The facts as found by the Bankruptcy Judge establish in substance that the debtor is a company engaged in the steel fabricating business and obtains jobs by competitive bidding against a variety of other firms in the upstate area.
Local 455 first organized the company in 1968 and obtained a collective bargaining agreement effective through June 30, 1970, at which time a second such agreement was entered into to run through June 30, 1973.

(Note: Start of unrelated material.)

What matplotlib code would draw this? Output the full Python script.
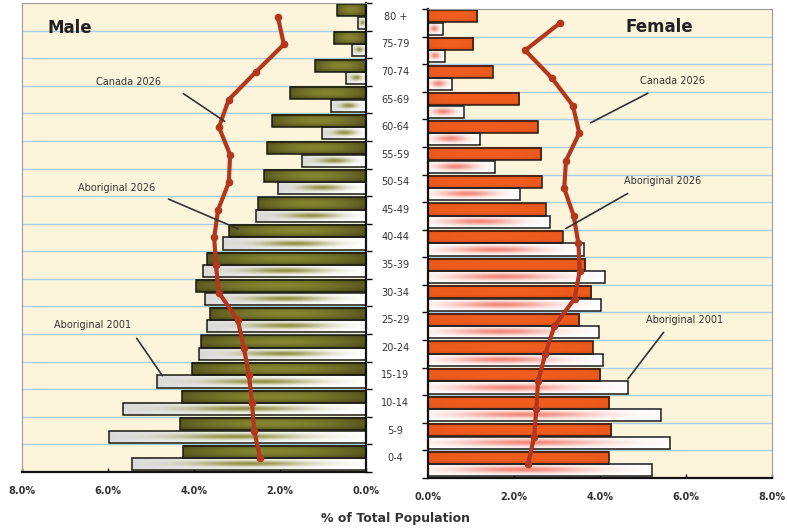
import numpy as np
import matplotlib
matplotlib.use("Agg")
import matplotlib.pyplot as plt
from matplotlib.patches import Rectangle

ages = ['0-4', '5-9', '10-14', '15-19', '20-24', '25-29', '30-34', '35-39',
        '40-44', '45-49', '50-54', '55-59', '60-64', '65-69', '70-74', '75-79', '80 +']

# % of total population, 0-4 first
male_abo_2026 = [4.26, 4.33, 4.28, 4.05, 3.84, 3.63, 3.95, 3.70, 3.19, 2.51, 2.37, 2.30, 2.19, 1.77, 1.19, 0.74, 0.67]
male_abo_2001 = [5.44, 5.98, 5.65, 4.86, 3.88, 3.70, 3.74, 3.79, 3.32, 2.56, 2.04, 1.49, 1.03, 0.81, 0.47, 0.33, 0.19]
male_can_2026 = [2.46, 2.60, 2.65, 2.72, 2.84, 2.98, 3.42, 3.49, 3.53, 3.44, 3.19, 3.16, 3.42, 3.19, 2.56, 1.91, 2.05]

female_abo_2026 = [4.20, 4.26, 4.22, 4.01, 3.83, 3.52, 3.80, 3.66, 3.13, 2.74, 2.65, 2.63, 2.55, 2.12, 1.51, 1.05, 1.14]
female_abo_2001 = [5.21, 5.63, 5.42, 4.65, 4.08, 3.98, 4.03, 4.11, 3.62, 2.83, 2.15, 1.55, 1.22, 0.84, 0.56, 0.39, 0.34]
female_can_2026 = [2.33, 2.47, 2.52, 2.56, 2.73, 2.94, 3.41, 3.53, 3.50, 3.39, 3.17, 3.21, 3.52, 3.37, 2.88, 2.26, 3.08]

xticks = [0, 2, 4, 6, 8]

BG = '#fcf5dc'
GRID = '#aacde6'
LINE_RED = '#b3371d'


def bar_image(kind, n=80, m=20):
    # t runs from the axis (0) to the end of the bar (1)
    t = np.linspace(0, 1, n)
    v = np.linspace(-1, 1, m)
    T, V = np.meshgrid(t, v)
    if kind == 'male_dark':
        dark = np.array([0.17, 0.17, 0.05])
        light = np.array([0.52, 0.52, 0.19])
        L = (1 - 0.5 * V ** 2) * (0.4 + 0.6 * np.sin(np.pi * (0.06 + 0.86 * T)))
        img = dark + (light - dark) * L[..., None]
    elif kind == 'male_white':
        olive = np.array([0.50, 0.50, 0.14])
        S = np.exp(-((T - 0.5) / 0.26) ** 2) * np.exp(-(V / 0.45) ** 2) * 0.85
        shade = 0.14 * T ** 2
        img = (1 - S[..., None]) * (1 - shade[..., None]) + olive * S[..., None]
    elif kind == 'female_dark':
        dark = np.array([0.78, 0.25, 0.05])
        light = np.array([0.94, 0.37, 0.12])
        L = (1 - 0.8 * V ** 4) * (0.8 + 0.2 * np.sin(np.pi * (0.1 + 0.8 * T)))
        img = dark + (light - dark) * L[..., None]
    else:
        red = np.array([0.93, 0.38, 0.30])
        S = np.exp(-((T - 0.42) / 0.30) ** 2) * np.exp(-(V / 0.55) ** 2) * 0.75
        img = (1 - S[..., None]) + red * S[..., None]
    return np.clip(img, 0, 1)


def draw_bars(ax, values, offset, kind, edge):
    img = bar_image(kind)
    h = 0.44
    for i, val in enumerate(values):
        y0 = i + offset - h / 2
        ax.imshow(img, extent=(0, val, y0, y0 + h), aspect='auto',
                  interpolation='bilinear', zorder=2)
        ax.add_patch(Rectangle((0, y0), val, h, fill=False, ec=edge, lw=1.1, zorder=2.5))


def setup(ax, side):
    ax.set_facecolor(BG)
    for k in range(len(ages) - 1):
        ax.axhline(k + 0.5, color=GRID, lw=1.0, zorder=0.5)
    ax.set_ylim(-0.5, len(ages) - 0.5)
    ax.set_xticks(xticks)
    ax.set_xticklabels(['%.1f%%' % x for x in xticks], fontsize=7, color='#333333',
                       fontweight='bold')
    ax.tick_params(axis='x', direction='in', length=3, pad=10, width=1)
    ax.set_yticks(np.arange(-0.5, len(ages), 1))
    ax.set_yticklabels([])
    for s in ax.spines.values():
        s.set_color('#9a9a9a')
        s.set_linewidth(0.8)
    ax.spines['bottom'].set_color('#111111')
    ax.spines['bottom'].set_linewidth(1.6)
    ax.spines[side].set_color('#111111')
    ax.spines[side].set_linewidth(1.6)
    if side == 'right':
        ax.yaxis.tick_right()
    ax.tick_params(axis='y', direction='out', length=4, width=1)


def note(ax, label, txt_xy, start, end):
    ax.text(txt_xy[0], txt_xy[1], label, fontsize=7, color='#333333',
            ha='center', va='center', zorder=5)
    ax.annotate('', xy=end, xytext=start,
                arrowprops=dict(arrowstyle='-', color='#333333', lw=1.2), zorder=5)


fig = plt.figure(figsize=(7.87, 5.30), dpi=100)
ax_m = fig.add_axes([0.028, 0.1094, 0.437, 0.885])
ax_f = fig.add_axes([0.5438, 0.0981, 0.437, 0.885])

y = np.arange(len(ages))

# male
setup(ax_m, 'right')
draw_bars(ax_m, male_abo_2026, 0.23, 'male_dark', '#1a1a10')
draw_bars(ax_m, male_abo_2001, -0.22, 'male_white', '#1a1a10')
ax_m.plot(male_can_2026, y, color=LINE_RED, lw=3.0, marker='o', ms=4.5,
          solid_capstyle='round', solid_joinstyle='round', zorder=4)
ax_m.set_xlim(8, 0)
ax_m.text(0.073, 0.947, 'Male', transform=ax_m.transAxes, fontsize=12,
          fontweight='bold', color='#222222', va='center')
note(ax_m, 'Canada 2026', (5.53, 13.63), (4.30, 13.27), (3.23, 12.15))
note(ax_m, 'Aboriginal 2026', (5.81, 9.79), (4.65, 9.43), (2.91, 8.27))
note(ax_m, 'Aboriginal 2001', (6.35, 4.83), (5.37, 4.43), (4.70, 2.91))

# female
setup(ax_f, 'left')
draw_bars(ax_f, female_abo_2026, 0.23, 'female_dark', '#2a1a10')
draw_bars(ax_f, female_abo_2001, -0.22, 'female_white', '#1a1a1a')
ax_f.plot(female_can_2026, y, color=LINE_RED, lw=3.0, marker='o', ms=4.5,
          solid_capstyle='round', solid_joinstyle='round', zorder=4)
ax_f.set_xlim(0, 8)
ax_f.text(0.674, 0.962, 'Female', transform=ax_f.transAxes, fontsize=12,
          fontweight='bold', color='#222222', va='center', ha='center')
note(ax_f, 'Canada 2026', (5.68, 13.88), (5.17, 13.49), (3.73, 12.33))
note(ax_f, 'Aboriginal 2026', (5.45, 10.26), (4.70, 9.86), (3.15, 8.49))
note(ax_f, 'Aboriginal 2001', (5.96, 5.22), (5.52, 4.86), (4.61, 3.01))

# age labels between the panels
for i, a in enumerate(ages):
    ax_m.text(1.085, i, a, transform=ax_m.get_yaxis_transform(), fontsize=7,
              color='#333333', ha='center', va='center', clip_on=False)

fig.text(0.502, 0.022, '% of Total Population', ha='center', va='center',
         fontsize=9, fontweight='bold', color='#333333')

fig.savefig('out.png', dpi=100, facecolor='white')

Labor relations in the company deteriorated in early 1973. On February 15, 1973 the shopmen in the plant struck in protest of the company's failure to comply with its pension fund obligations. The company complied and the strike ended one week later, but the company refused to call the shopmen back to work.
Thereafter negotiations ensued for a new collective bargaining agreement to take effect July 1, 1973. Events during this period led to the company's refusal to execute the new contract which had been agreed to in substance and tendered to it by Local 455 on June 1, 1973. Accordingly on June 11, 1973 Local 455 filed unfair labor practice charges with the NLRB. A hearing on the complaint issued by the Board in response to these charges was held that August.
On September 13, 1973, prior to a decision upon the Board hearing, the company filed with Judge Schwartzberg a petition for an arrangement under Chapter XI of the Bankruptcy Act.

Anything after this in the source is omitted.